What to work on
Count up the lines in the following listing that hold the word "matplotlib", then give only that count.

Material
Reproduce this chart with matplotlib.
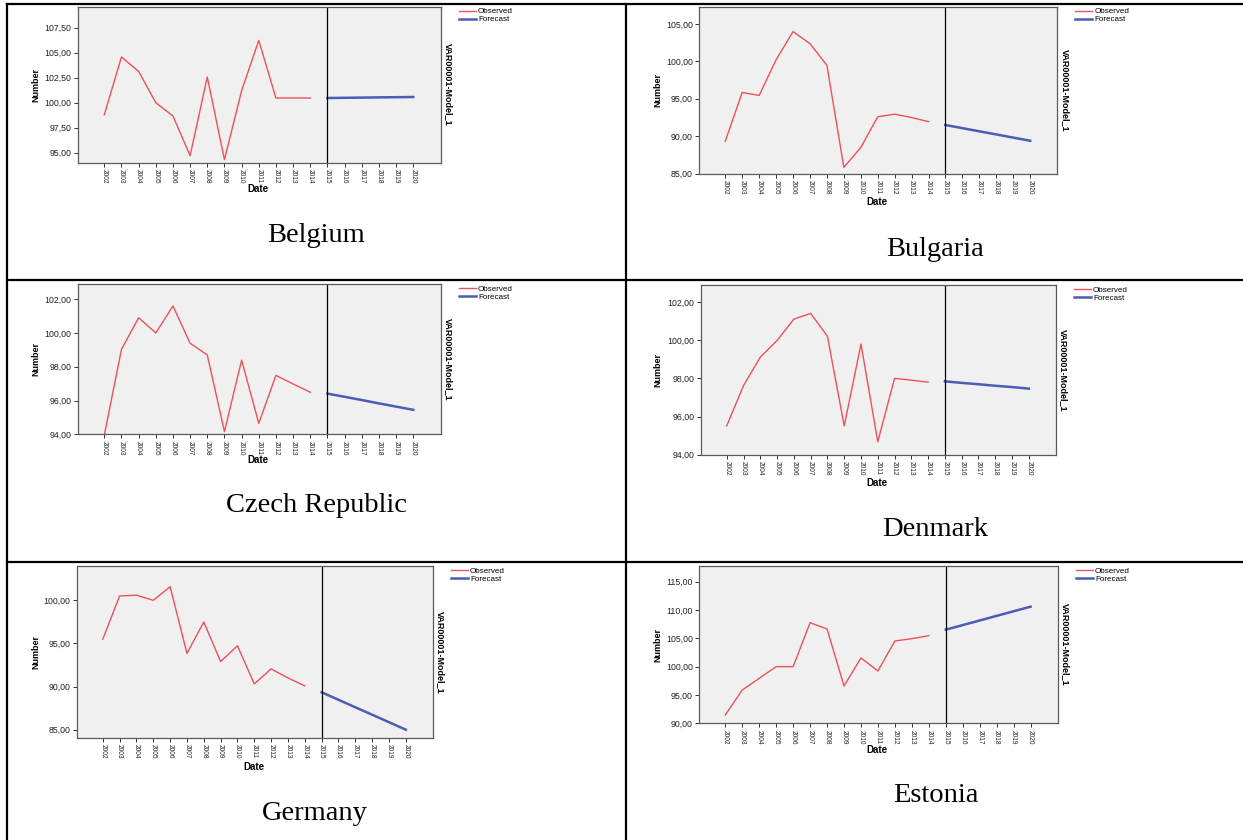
import matplotlib.pyplot as plt
from matplotlib.lines import Line2D

W, H = 1243, 840

years_obs = list(range(2002, 2015))
years_fc = list(range(2015, 2021))
year_ticks = list(range(2002, 2021))

countries = ['Belgium', 'Bulgaria', 'Czech Republic', 'Denmark', 'Germany', 'Estonia']

belgium_obs = [98.8, 104.57, 103.13, 100.0, 98.67, 94.7, 102.57, 94.3, 101.2, 106.23, 100.47, 100.47, 100.47]
belgium_fc = [100.47, 100.49, 100.51, 100.53, 100.55, 100.57]

bulgaria_obs = [89.33, 95.85, 95.45, 100.2, 103.98, 102.36, 99.47, 85.85, 88.5, 92.6, 92.95, 92.5, 91.95]
bulgaria_fc = [91.5, 91.08, 90.66, 90.24, 89.82, 89.4]

czech_obs = [93.95, 99.03, 100.9, 100.0, 101.6, 99.39, 98.7, 94.16, 98.39, 94.65, 97.49, 96.98, 96.49]
czech_fc = [96.41, 96.22, 96.03, 95.83, 95.64, 95.45]

denmark_obs = [95.51, 97.62, 99.11, 99.98, 101.1, 101.4, 100.2, 95.51, 99.79, 94.68, 98.0, 97.9, 97.8]
denmark_fc = [97.84, 97.76, 97.69, 97.61, 97.54, 97.46]

germany_obs = [95.5, 100.5, 100.6, 100.0, 101.58, 93.84, 97.49, 92.9, 94.73, 90.31, 92.05, 91.0, 90.08]
germany_fc = [89.34, 88.47, 87.6, 86.74, 85.87, 85.0]

estonia_obs = [91.47, 95.88, 97.94, 100.0, 100.0, 107.76, 106.65, 96.59, 101.53, 99.24, 104.53, 104.94, 105.47]
estonia_fc = [106.53, 107.34, 108.15, 108.97, 109.78, 110.59]

y_ticks = [
    [95, 97.5, 100, 102.5, 105, 107.5],
    [85, 90, 95, 100, 105],
    [94, 96, 98, 100, 102],
    [94, 96, 98, 100, 102],
    [85, 90, 95, 100],
    [90, 95, 100, 105, 110, 115],
]
y_limits = [(94.0, 109.6), (85.0, 107.3), (94.0, 102.9), (94.0, 102.87), (84.07, 103.98), (90.0, 117.77)]

observed = [belgium_obs, bulgaria_obs, czech_obs, denmark_obs, germany_obs, estonia_obs]
forecast = [belgium_fc, bulgaria_fc, czech_fc, denmark_fc, germany_fc, estonia_fc]

# layout in pixels: plot box (left, top, right, bottom), date label y, caption (x, y)
boxes = [(77.7, 6.7, 440.7, 162.7), (699, 6.7, 1057.3, 173.7),
         (77.7, 284, 440.7, 434.3), (700.7, 285.3, 1055.7, 454.7),
         (76.7, 566, 432.7, 737.7), (699, 566, 1057.7, 723.3)]
date_y = [189, 201.7, 460, 483.3, 767, 750]
captions = [(316, 235), (935, 249), (316, 505), (935, 529), (315, 813), (936, 796)]

OBS_COL = '#f0505a'
FC_COL = '#4a5db3'
FRAME = '#5a5a5a'

fig = plt.figure(figsize=(W / 100, H / 100), dpi=100)
fig.patch.set_facecolor('white')


def fx(x):
    return x / W


def fy(y):
    return 1 - y / H


for i, name in enumerate(countries):
    l, t, r, b = boxes[i]
    ax = fig.add_axes([fx(l), fy(b), (r - l) / W, (b - t) / H])
    ax.set_facecolor('#f0f0f0')
    ax.plot(years_obs, observed[i], color=OBS_COL, lw=1.0, label='Observed')
    ax.plot(years_fc, forecast[i], color=FC_COL, lw=1.8, label='Forecast')
    ax.axvline(2015, color='black', lw=0.9)

    ax.set_xlim(2002 - 1.55, 2020 + 1.6)
    ax.set_ylim(*y_limits[i])
    ax.set_xticks(year_ticks)
    ax.set_xticklabels([str(y) for y in year_ticks], rotation=-90, fontsize=4.7,
                       family='Liberation Sans', color='#222222')
    ax.set_yticks(y_ticks[i])
    ax.set_yticklabels([f'{v:.2f}'.replace('.', ',') for v in y_ticks[i]],
                       fontsize=6.3, family='Liberation Sans', color='#222222')
    ax.tick_params(length=3, width=0.7, color='#333333', pad=1.5)
    for s in ax.spines.values():
        s.set_color(FRAME)
        s.set_linewidth(0.9)

    mid = (t + b) / 2
    num_x = 36 if l < 300 else 658
    fig.text(fx(num_x), fy(mid), 'Number', rotation=90, ha='center', va='center',
             fontsize=6.5, fontweight='bold', family='Liberation Sans')
    fig.text(fx((l + r) / 2 - 1), fy(date_y[i]), 'Date', ha='center', va='center',
             fontsize=7, fontweight='bold', family='Liberation Sans')
    fig.text(fx(r + 8), fy(mid), 'VAR00001-Model_1', rotation=-90, ha='center', va='center',
             fontsize=6.5, fontweight='bold', family='Liberation Sans')

    ax.legend(loc='upper left', bbox_to_anchor=(fx(r + 18), fy(t + 1)),
              bbox_transform=fig.transFigure, frameon=False,
              handlelength=2.1, handletextpad=0.3, labelspacing=0.05, borderpad=0,
              borderaxespad=0, prop={'family': 'Liberation Sans', 'size': 5.8})

    cx, cy = captions[i]
    fig.text(fx(cx), fy(cy), name, ha='center', va='center', fontsize=20.5,
             family='Liberation Serif')

# table borders
for (x0, y0, x1, y1) in [(6.5, 3.5, 1243, 3.5), (6.5, 3.5, 6.5, 840),
                         (626, 3.5, 626, 840), (6.5, 280.5, 1243, 280.5),
                         (6.5, 562, 1243, 562)]:
    fig.add_artist(Line2D([fx(x0), fx(x1)], [fy(y0), fy(y1)], color='black', lw=1.6))

fig.savefig('out.png', dpi=100)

Completed exercise
3